〈知る人ぞ知る名盤〉待望の再発!
サンタナの〈ラテンの血〉を担ったサウンドがここに!

 1969年の衝撃的なデビュー作から77年の『フェスティバル』『ムーンフラワー』までサンタナに在籍し、マイク・カラベロ、アルマンド・ペラサらとともに強靭なリズム・セクションの一角として大活躍! 98年にはロックの殿堂入りを果たしたニカラグア出身のパーカッション(主にティンバレス)奏者、〈チェピート〉。74年に発表した唯一のリーダー・アルバムが46年ぶりにリイシューされた。待望の世界初CD化である。

JOSE ’CHEPITO’ AREAS 『チェピート』 ソニー(2020)

 74年といえば、ニューヨークでサルサの人気が大爆発していたころだ。その中心的存在だったファニア・オール・スターズは、ヤンキー・スタジアムやプエルトリコ・サンフアンの巨大コロシアムで公演を行い、アフリカはザイール(当時)、キンシャサでの音楽フェスティバルにも出演、サルサという音楽を世界中に広めていたのである。

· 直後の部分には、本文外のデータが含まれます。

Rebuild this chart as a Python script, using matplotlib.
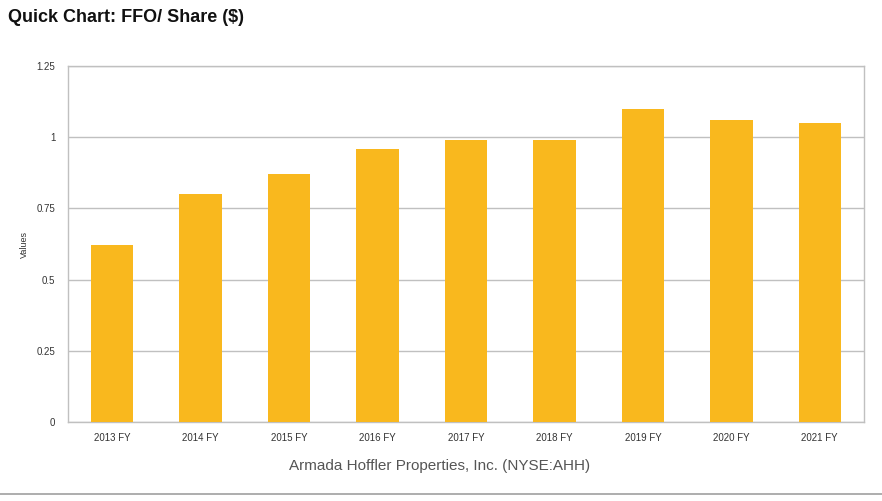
import matplotlib
matplotlib.use("Agg")
import matplotlib.pyplot as plt
from matplotlib.lines import Line2D

categories = ["2013 FY", "2014 FY", "2015 FY", "2016 FY", "2017 FY", "2018 FY", "2019 FY", "2020 FY", "2021 FY"]
values = [0.62, 0.80, 0.87, 0.96, 0.99, 0.99, 1.10, 1.06, 1.05]
yticks = [0, 0.25, 0.5, 0.75, 1.0, 1.25]
ytick_labels = ["0", "0.25", "0.5", "0.75", "1", "1.25"]

plt.rcParams['font.family'] = ['Liberation Sans', 'DejaVu Sans']

W, H = 882, 501
fig = plt.figure(figsize=(W/100, H/100), dpi=100)
ax = fig.add_axes([68/W, 1-422/H, (864-68)/W, (422-66)/H])

x = list(range(len(categories)))
ax.bar(x, values, width=0.48, color="#F9B81E", zorder=3)
ax.set_xlim(-0.5, len(categories)-0.5)
ax.set_ylim(0, 1.25)
ax.set_yticks(yticks)
ax.set_yticklabels(ytick_labels, fontsize=7, color="#333333")
ax.set_xticks(x)
ax.set_xticklabels(categories, fontsize=7, color="#333333")
ax.tick_params(axis='y', length=0, pad=9)
ax.tick_params(axis='x', length=0, pad=8)
ax.grid(axis='y', color="#C0C0C0", linewidth=1, zorder=0)
for s in ax.spines.values():
    s.set_color("#C0C0C0")
    s.set_linewidth(1)
ax.set_ylabel("Values", fontsize=6.5, color="#333333")
ax.yaxis.set_label_coords(-(68-29)/(864-68), 0.5)

fig.text(8/W, 1-18/H, "Quick Chart: FFO/ Share ($)", fontsize=13, fontweight='bold',
         ha='left', va='center', color="#111111")
fig.text(440/W, 1-466/H, "Armada Hoffler Properties, Inc. (NYSE:AHH)", fontsize=11,
         ha='center', va='center', color="#555555")
fig.add_artist(Line2D([0, 1], [1-494/H, 1-494/H], color="#A0A0A0", linewidth=1.2,
                      transform=fig.transFigure))

fig.savefig("out.png", dpi=100)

 ここでは、その東海岸のサルサ・ムーブメントに呼応するかのように、アフロ・キューバンのソン・モントゥーノやグァグァンコ、マンボなどをベースに、〈西海岸流サルサ〉ともいうべきサウンドを展開している。とはいえ、参加メンバーは、ニール・ショーン(g)、ダグ・ローチ(b)、リチャード・カーモード(key)、トム・コスター(key)といった初期サンタナ・メンバーをはじめ、サンフランシスコ人脈でスライ&ザ・ファミリー・ストーンのグレッグ・エリコ(ds)、さらに、ファミリーともいえる強力なミュージシャンたちが集結した総勢23人で、一筋縄ではいかない連中ばかりだ。チェピートの正確無比かつ強烈なプレイを中心に、サンタナ直系のラテン・ロック・ナンバーから、ギターをフィーチャーしたインストゥルメンタル・マンボ、タワー・オブ・パワーを思わせるポップなファンク・チューン、ギターとモーグ・シンセサイザーが絡みながら徐々に盛り上がっていくチャチャチャ、ニカラグア大地震(72年)の犠牲者を追悼するルンバ、さらに、サンタナで訪れた日本(おそらく日本でも直前に地震が起こっていた)へ捧げる1曲と、実にバラエティ豊かで彩り溢れる内容となっている。

 キューバ~プエルトリコを核としたニューヨーク・ラテンとは一味違い、アフロ・キューバンをベースにしながらも、ファンク、ロック、メキシコなどの色が絶妙に混じりあったそのサウンドは、まさにサンフランシスコらしいラテン音楽であり、そのミックス具合がめちゃくちゃカッコいい! チェピートならではの渾身の1枚だ。